En vérité, la gauche a, avant tout, souffert d’un problème de timing. Il aurait fallu bien plus que quelques mois pour construire un programme présidentiel suffisamment charpenté. Pour développer des positions sociales-démocrates fortes et convaincantes sur les grandes questions économiques et sociales (enseignement supérieur et recherche, retraites, santé, fiscalité, marché du travail,…) qui, toutes, exigeront de douloureux ajustements intellectuels chez nombre de militants et sympathisants de gauche, plusieurs années de débats et de patient travail de conviction sont nécessaires. Désignée en novembre, et quels que soient son pragmatisme et son énergie, il était tout simplement impossible pour Ségolène Royal de réaliser ce travail d’ici au mois de mars, surtout après que ses sympathiques compétiteurs internes lui avaient savonné la planche en lui instruisant un procès en incompétence économique.

L’erreur fondamentale commise par le PS entre 2002 et 2007 est d’avoir cru, ou d’avoir feint de croire (car en réalité personne n’était dupe), qu’il était possible de repousser le choix du candidat après la rédaction du programme. Le résultat objectif est que pendant quatre ans, de 2002 à 2006, les socialistes n’ont parlé de rien. Pour une raison simple : il était impossible pour qui que ce soit de prendre une position forte sur un sujet difficile, de peur de se faire canarder dès le lendemain matin par les petits camarades présidentiables. Résultat des courses : le programme adopté par le PS en 2006 est une fontaine d’eau tiède, dans laquelle toutes les questions qui fâchent ont été soigneusement évitées. Les nouvelles couleurs données à ce programme par Ségolène ne pouvaient suffire à le rendre crédible aux yeux des Français.

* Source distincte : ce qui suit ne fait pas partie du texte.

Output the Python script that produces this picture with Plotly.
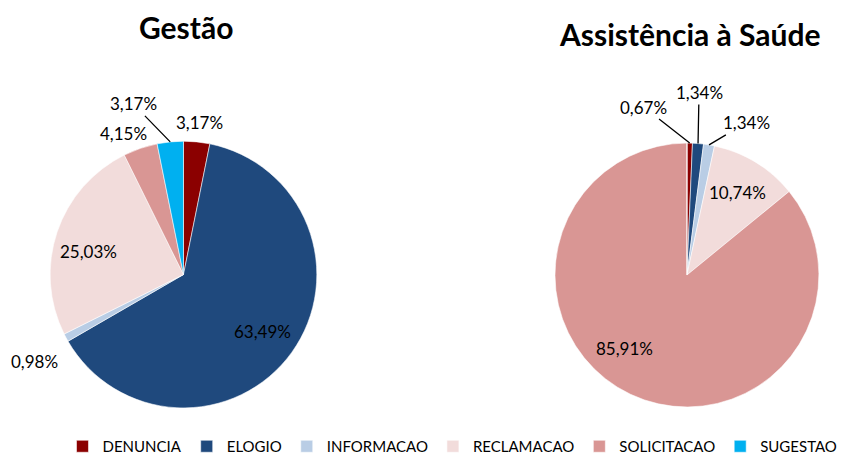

Exemple évident illustrant ce point : la terrible séquence du débat télévisé portant sur les retraites, dans laquelle Sarkozy a conduit la candidate socialiste à proposer une taxe sur les revenus boursiers. Non pas qu’une telle taxe soit, en tant que telle, inenvisageable : le fonds de réserve pour les retraites est déjà en partie alimenté par une (modeste) contribution sociale sur les revenus de placement, et rien n’interdit de la relever dans le cadre du nécessaire rééquilibrage travail-capital de notre système fiscal. Mais cette réponse tout de même un peu courte rappelait à des millions de Français que pendant des années les socialistes se sont contentés de célébrer l’abrogation future de la loi Fillon. Alors même que l’immense majorité de l’opinion sait depuis des années que la pérennité de notre système de retraites exige des réformes précises et courageuses.

La priorité aujourd’hui est de tout faire pour éviter cette erreur en 2007-2012. Il faut qu’avant la fin de l’année 2007 ait lieu, sous une forme ou sous une autre, un vote des militants (éventuellement élargi aux sympathisants), auquel se soumettront tous ceux qui aspirent à mener le projet socialiste, et qui permettra de désigner un leader incontesté jusqu’en 2012. On entend déjà les arguments fallacieux expliquant qu’une telle personnalisation serait contraire à l’identité collective du parti, etc. En vérité, c’est exactement le contraire : c’est justement parce que les questions de personnes sont totalement secondaires par rapport aux questions de programmes et aux débats d’idées (contrairement à une idée répandue, de très nombreuses personnes ont les qualités pour être président de la République, même Sarkozy) qu’il faut s’empresser de trancher les premières pour pouvoir vite passer aux secondes. Pour sortir au plus vite du combat des chefs et éviter que la catastrophe ne se reproduise, il est urgent aujourd’hui que les militants et sympathisants se mobilisent fortement.

Thomas Piketty est directeur d’études à l’EHESS et professeur à l’Ecole d’économie de Paris.